Friday, October 3, 2008

Damascus

To walk around the world’s oldest, continuously inhabited city gives such a unique feeling. I just came back from my short visit to Damascus, Syria last night. It was a great trip. I went with some friends from the language center (Andrea from Germany, her friend Maite from Spain, Houston and Jennifer) and we ended up running into a few others at the hotel.

DAY 1
We got to the Abdulli bus/taxi station and had difficulty finding a taxi going to Damascus…either because it was the first day of Eid or because it was 7:30am. When we found one that agreed to take us to the border the group consensus was to take it and hope we’d find something at the border. Fawwaz was concerned and ended up speaking to the driver on the phone and told him how it wasn’t right (possibly not even legal) to just leave us at the border; the guy later got a service taxi returning from Syria to take us the rest of the way.
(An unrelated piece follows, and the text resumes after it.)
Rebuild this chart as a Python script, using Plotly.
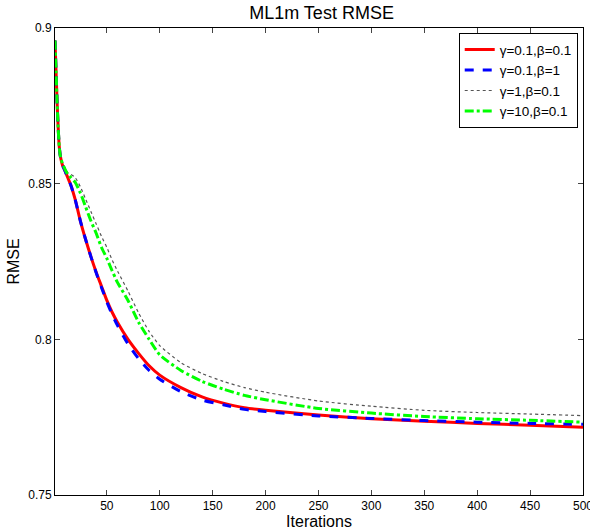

The border crossing was not fun, as expected. Everyone but us American’s got our Visas quickly. It took about 4 hours. I’m pretty confident they weren’t doing anything with the passports for most of that time. In fact, on our way home we noticed a stack of US Passports sitting unattended on the counter for some time. This is the unfortunate consequence of having basically no relations with a country. We got to our hotel (Al-Rabie), which was a small and simple but nice hotel about a 10 minute walk from Old Damascus. Afterward we walked the old city’s streets and had dinner at a small restaurant. I went out to have a cup of coffee with Andrea’s friends from Spain as they smoked hookah.

DAY 2
A day full of walking around, we worked our way through the busy Souk Hamidiyah (a closed air, walk through market with countless merchants trying to sell their wares), the Umayyad mosque (one of the largest and oldest mosques worldwide, which some say contains the head of John the Baptist within its shrine as well as the head of Hussein, the son of the Muslim prophet Muhammad, a major figure in Shi’a Islam) and more of the streets of the old city. While walking through the Souk we stopped to get some of the infamous Pistachio ice cream, which was very refreshing. In the evening we went to a café to listen to a traditional story teller, which was entertaining despite our very rudimentary Arabic skills. Afterward we went to dinner where we had a nice feast and had a live band play while a whirling dervish whirled in his long white robe (a now popular tourist attraction, but historically symbolic dance of the mystic Sufi sect of Islam).

DAY 3
We visited the old palace in the Old City and shopped a little throughout the Souks more before heading back to Jordan. The return trip was a lot easier, with little hassle. It felt good to get back to Amman, where I actually had the slight sensation of returning home…although there is nothing that can ever replace the REAL home.